Introducing: Z Special – Psychic Past & Qs

Some very old pre-transition songs! Mostly written in Spring/Summer 2020 and recorded in Summer/Fall 2020, with a couple being edited/extended versions of some of the oldest songs I’ve ever written (Haunt and Hotel from 2016).

To everyone who supported has supported me through the million shapes I’ve taken! To my mom! To Sim, Syd, Lauren, and Benjamin. To my other old friends I hope come back around who I know may never – without you I don’t know how much longer this would have taken me. I love y’all so much.”

This artist coming from Austin is making an emotional bedroom-lo-fi-folk pop that will catch your heart. I love the rawness coming from the song and also the honesty of the songwriting. I can feel the emotions of the artist and I love this connection.

My dear friend Max Gowan mastered this album and I can definitely hear his work in this one. The album has exactly that kind of sound that is very close to me.

I enjoyed the album from the first track to the last and I recommend you to check the whole album, it is not too long even though it has 12 tracks, just 32 minutes of your time is something you can spare.

This is a debut album and it is already promising a lot.
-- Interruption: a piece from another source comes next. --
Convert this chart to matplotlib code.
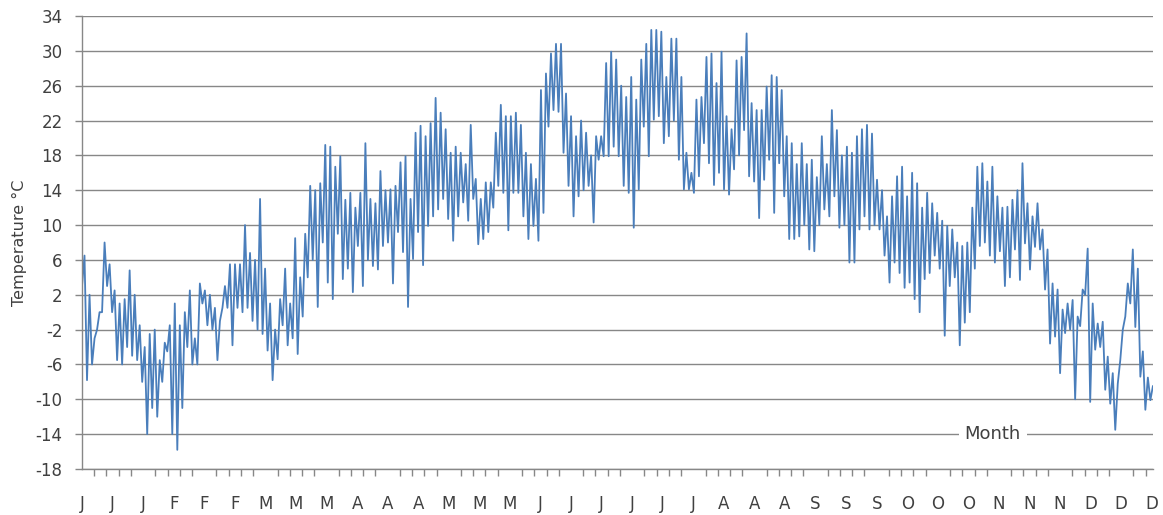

I cannot wait to listen to more from this artist.

I loved this one and I bet I will love the next one.

If you have been a fan of the blog for a while, this album is just for you.

I reached out to Zee and asked her our 3 Qs and got probably the longest answers ever, but I wish the other artists would do the same. I loved these responses a lot!

What inspired you to start making music and what keeps you making music?

Music was the first way I felt any sense of deep emotional interiority. I grew up a pretty isolated and repressed person, and I didn’t have many emotional connections earlier in my life, so I think music was what I sort of turned to as a release for the things I was feeling or for the feelings I didn’t understand. My oldest friend and I first grew close over sending each other voice memos of us making bad songs on our guitars when we were 18. I’m 26 now, so obviously it took a while to close the loop – but life happens sometimes! I think that was a huge catalyst for me to really start toying with the idea that it was something possible for anyone to do. Hearing Frankie Cosmos for the first time a year later and getting more into the confessional and bedroom indie scenes was a huge catalyst for understanding just how personal and specific music was “allowed” to be. I’ve also just always been very drawn to lyrics and poems as complex confessional spaces where you’re sort of able to wander through these fragments of a shadow of someone at a very specific time and mindset…. It’s sort of like you’re perceiving new facets of the self and new things about the world and other people’s interiority through the scattered image of another person. And that’s kind of a microcosm of my favorite part of life! Meeting amazing new people and discovering and growing and changing together through shared experiences. I can’t see a world where I am not making music, or where I am not at least wishing I was making music. I guess passion for it and true love for it is what keeps me making it and listening to it and going to shows and wanting to perform! I love the way a song will unfold in your heart when you first hear someone else’s or when you first write or arrange your own. I love the surprise of being taken with something new to you. I don’t know that I could stop making songs even if I wanted to.

What was the most challenging thing in your music (artistic) path?

The biggest challenge for me has been dysphoria, especially vocally. I think for a long time (certainly on the album I have out) I was afraid of my voice, and it was difficult for me to hear it play back or to imagine performing and having people hear me sound the way I did. After I first arranged the album around 3 years ago, that was a tough mental and emotional obstacle that kept me from finishing the mixing and mastering process and releasing it. I think that after having spent some time transitioning, it’s a lot easier for me to let the songs go now and to think of them as representing me at a different time in my life. I do also think that it’s been an exciting opportunity, though – I decided I didn’t want to be “stuck” really with anything, and I’ve changed the way I sing a lot and am excited to keep developing my voice and my other skills and to kind of chart growth and change with the next album. I think turning a lot of that discomfort into motivation is something that will continue to make my art better and more exciting! And on a much more succinct note, I would say that figuring out how to make and record songs myself in my apartment was definitely a little daunting (but infinitely worth it).

What would you dream to do if anything was possible?

My very unrealistic and easy answer is that I’d make the world a place where no one is hungry or homeless and we all have rights…. 

My answer for my own life is that I think maybe having a record label one day would be so special. Or really to be doing anything where I am working on or with other people’s music. I think I just want to be around incredible people and incredible art all the time. That and to make an album with live drums!!! And to have a full band to play shows with!!!